◆ What you will do
Reproduce exactly only the lines from the line that holds "Output the Python" to the line that holds "plt.rcParams['font.family'] = ['Liberation", inclusive, in the listing below, and please leave out every picture.

◆ Data for processing
◇ ◇ ◇ ◇ ◇

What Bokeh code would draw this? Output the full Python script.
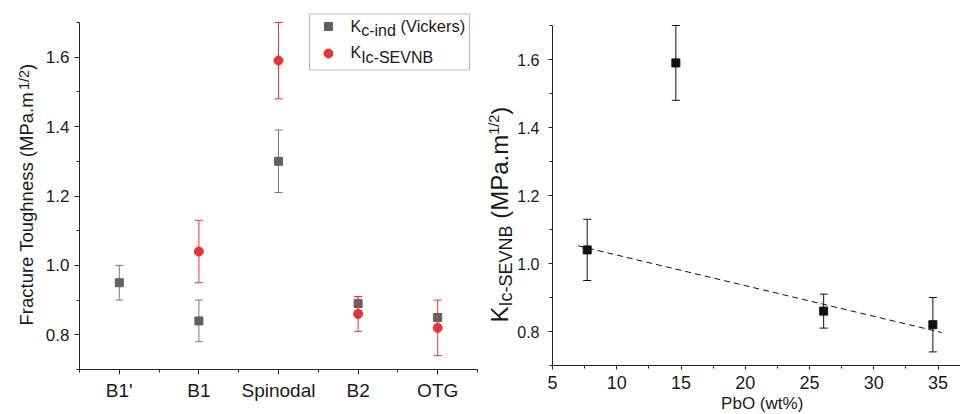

◇ ◇ ◇ ◇ ◇

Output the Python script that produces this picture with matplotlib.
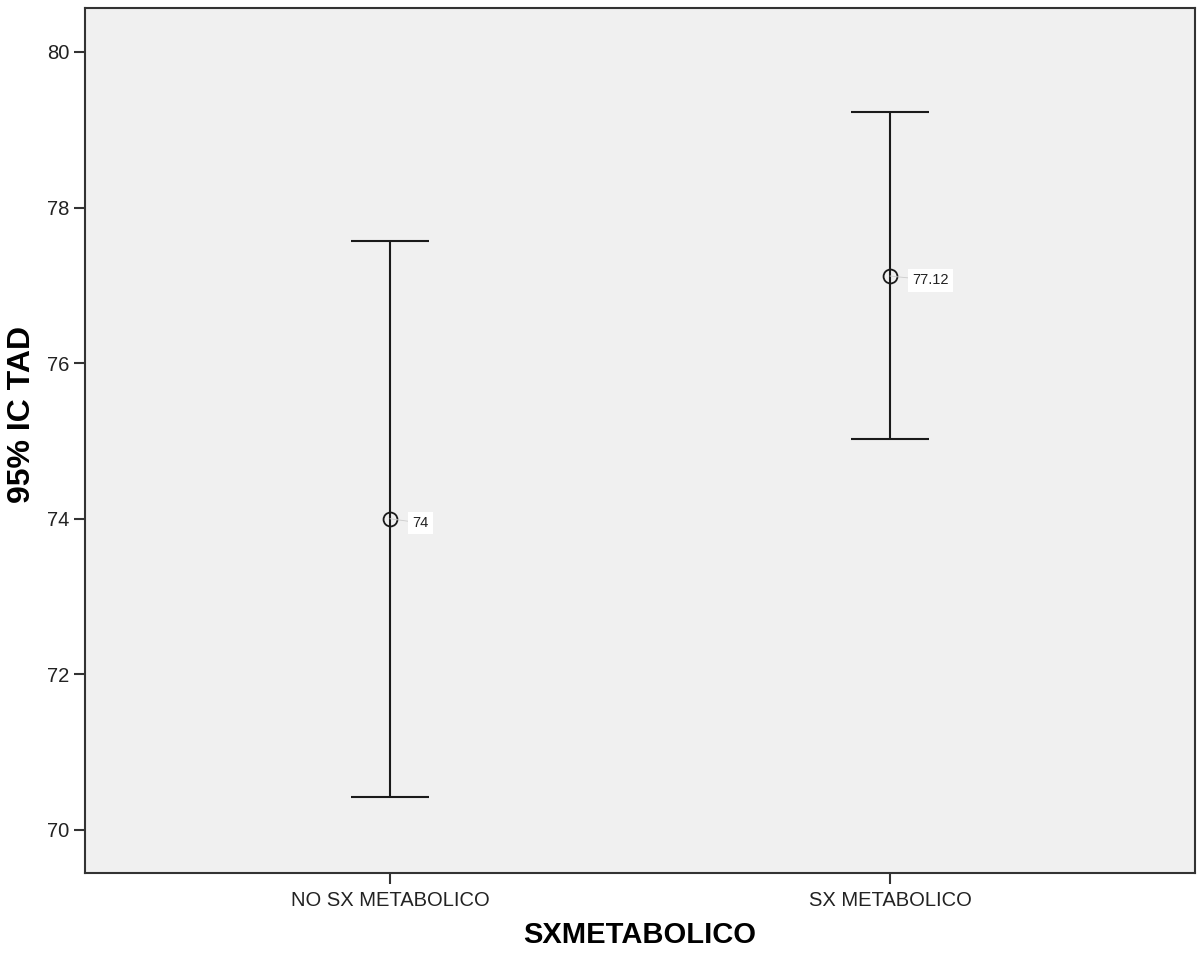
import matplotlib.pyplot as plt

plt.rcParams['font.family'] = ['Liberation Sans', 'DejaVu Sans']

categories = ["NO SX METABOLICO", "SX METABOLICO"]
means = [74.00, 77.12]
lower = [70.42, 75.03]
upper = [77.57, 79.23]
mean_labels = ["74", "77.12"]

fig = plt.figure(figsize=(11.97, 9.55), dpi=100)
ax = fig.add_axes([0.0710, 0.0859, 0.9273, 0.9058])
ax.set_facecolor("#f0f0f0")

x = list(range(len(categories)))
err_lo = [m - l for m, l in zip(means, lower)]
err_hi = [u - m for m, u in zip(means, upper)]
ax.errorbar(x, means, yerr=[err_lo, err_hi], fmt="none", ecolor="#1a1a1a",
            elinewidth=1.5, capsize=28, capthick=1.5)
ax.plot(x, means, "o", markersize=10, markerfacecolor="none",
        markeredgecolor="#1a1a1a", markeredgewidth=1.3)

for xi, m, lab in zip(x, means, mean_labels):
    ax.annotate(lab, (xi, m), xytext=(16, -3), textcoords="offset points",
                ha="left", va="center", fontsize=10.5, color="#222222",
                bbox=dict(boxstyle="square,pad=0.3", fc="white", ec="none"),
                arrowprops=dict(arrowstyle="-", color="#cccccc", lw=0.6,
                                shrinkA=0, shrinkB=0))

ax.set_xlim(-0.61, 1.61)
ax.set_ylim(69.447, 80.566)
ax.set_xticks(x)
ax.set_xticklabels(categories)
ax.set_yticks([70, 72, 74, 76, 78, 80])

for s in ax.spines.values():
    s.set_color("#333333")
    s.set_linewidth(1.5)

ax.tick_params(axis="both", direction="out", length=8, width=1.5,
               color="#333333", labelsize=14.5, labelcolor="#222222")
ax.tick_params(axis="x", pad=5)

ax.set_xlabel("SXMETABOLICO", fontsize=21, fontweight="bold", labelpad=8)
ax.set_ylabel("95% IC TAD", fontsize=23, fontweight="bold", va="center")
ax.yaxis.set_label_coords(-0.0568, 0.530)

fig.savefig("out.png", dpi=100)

◇ ◇ ◇ ◇ ◇

◆ Answer to this task
Output the Python script that produces this picture with matplotlib.
import matplotlib.pyplot as plt

plt.rcParams['font.family'] = ['Liberation Sans', 'DejaVu Sans']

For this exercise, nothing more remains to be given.